If the program’s executable is normally built in a subdirectory of the main build directory, and the main build directory contains associated files (perhaps including subdirectories), the program should look at the parent of the invocation directory, checking for the associated files and subdirectories the main build directory should contain.

If the invocation directory doesn’t contain what’s needed, but the executable file name is a symbolic link, the program should try using the link target’s containing directory as the invocation directory.

If this procedure doesn’t come up with an invocation directory that is valid—normally the case for an installed program that was found via PATH—the program should look for the associated files in the directories where the program’s makefile installs them.
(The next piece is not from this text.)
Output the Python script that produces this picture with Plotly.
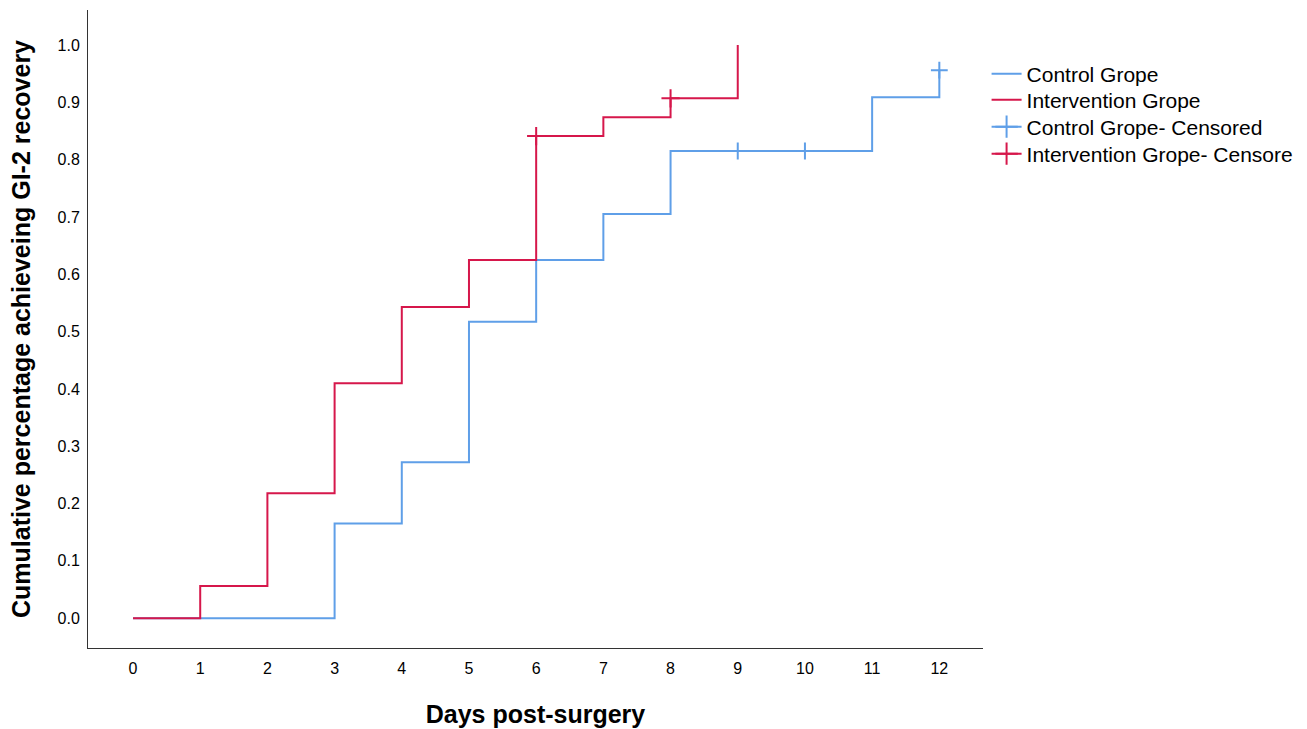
import plotly.graph_objects as go

# Data
control_days = [0, 3, 4, 5, 6, 7, 8, 11, 12]
control_cum = [0.0, 0.165, 0.272, 0.517, 0.625, 0.705, 0.815, 0.909, 0.956]
control_cens_days = [9, 10, 12]
control_cens_cum = [0.815, 0.815, 0.956]

interv_days = [0, 1, 2, 3, 4, 5, 6, 7, 8, 9]
interv_cum = [0.0, 0.056, 0.218, 0.41, 0.543, 0.625, 0.841, 0.874, 0.907, 1.0]
interv_cens_days = [6, 8]
interv_cens_cum = [0.841, 0.907]

x_ticks = list(range(0, 13))
y_ticks = [round(i * 0.1, 1) for i in range(0, 11)]

BLUE = "#5f9fe8"
RED = "#d6174b"

fig = go.Figure()

fig.add_trace(go.Scatter(x=control_days, y=control_cum, mode="lines",
                         line=dict(color=BLUE, width=2, shape="hv"),
                         name="Control Grope", legend="legend"))
fig.add_trace(go.Scatter(x=control_cens_days, y=control_cens_cum, mode="markers",
                         marker=dict(symbol="cross-thin", size=12,
                                     line=dict(color=BLUE, width=2)),
                         showlegend=False))
fig.add_trace(go.Scatter(x=interv_days, y=interv_cum, mode="lines",
                         line=dict(color=RED, width=2, shape="hv"),
                         name="Intervention Grope", legend="legend2"))
fig.add_trace(go.Scatter(x=interv_cens_days, y=interv_cens_cum, mode="markers",
                         marker=dict(symbol="cross-thin", size=13,
                                     line=dict(color=RED, width=2)),
                         showlegend=False))
# legend-only entries for censored marks
fig.add_trace(go.Scatter(x=[None], y=[None], mode="lines+markers",
                         line=dict(color=BLUE, width=2),
                         marker=dict(symbol="cross-thin", size=18,
                                     line=dict(color=BLUE, width=2)),
                         name="Control Grope- Censored", legend="legend3"))
fig.add_trace(go.Scatter(x=[None], y=[None], mode="lines+markers",
                         line=dict(color=RED, width=2),
                         marker=dict(symbol="cross-thin", size=18,
                                     line=dict(color=RED, width=2)),
                         name="Intervention Grope- Censore", legend="legend4"))

font_family = "Liberation Sans, Arial, sans-serif"


def leg(y):
    return dict(x=1.004, y=y, xanchor="left", yanchor="middle",
                font=dict(size=21, family=font_family, color="#000000"),
                itemwidth=30, bgcolor="rgba(0,0,0,0)")


fig.update_layout(
    width=1307, height=729,
    margin=dict(l=88, r=324, t=10, b=81, autoexpand=False),
    plot_bgcolor="white", paper_bgcolor="white",
    font=dict(family=font_family, color="#000000"),
    legend=leg(0.8997), legend2=leg(0.8589), legend3=leg(0.8166), legend4=leg(0.7743),
    xaxis=dict(range=[-0.67, 12.65], tickvals=x_ticks,
               ticktext=[str(t) for t in x_ticks],
               showgrid=False, zeroline=False, showline=True,
               linecolor="#333333", linewidth=1, ticks="",
               ticklabelstandoff=6, automargin=False,
               tickfont=dict(size=16, family=font_family, color="#000000"),
               title=dict(text="<b>Days post-surgery</b>", standoff=29,
                          font=dict(size=25, family=font_family, color="#000000"))),
    yaxis=dict(range=[-0.052, 1.061], tickvals=y_ticks,
               ticktext=[f"{t:.1f}" for t in y_ticks],
               showgrid=False, zeroline=False, showline=True,
               linecolor="#333333", linewidth=1, ticks="",
               ticklabelstandoff=4, automargin=False,
               tickfont=dict(size=16, family=font_family, color="#000000"),
               title=dict(text="<b>Cumulative percentage achieveing GI-2 recovery</b>",
                          standoff=19,
                          font=dict(size=25, family=font_family, color="#000000"))),
)

fig.write_html("out.html", config={"displayModeBar": False},
               post_script="document.body.style.margin='0';document.body.style.padding='0';")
See Directory Variables.

Providing valid information in argv[0] is a convention, not guaranteed. Well-behaved programs that launch other programs, such as shells, follow the convention; your code should follow it too, when launching other programs. But it is always possible to launch the program and give a nonsensical value in argv[0].

Therefore, any program that needs to know the location of its executable, or that of of other associated files, should offer the user environment variables to specify those locations explicitly.

Don’t give special privilege, such as with the setuid bit, to programs that will search heuristically for associated files or for their own executables when invoked that way. Limit that privilege to programs that find associated files in hard-coded installed locations such as under /usr and /etc.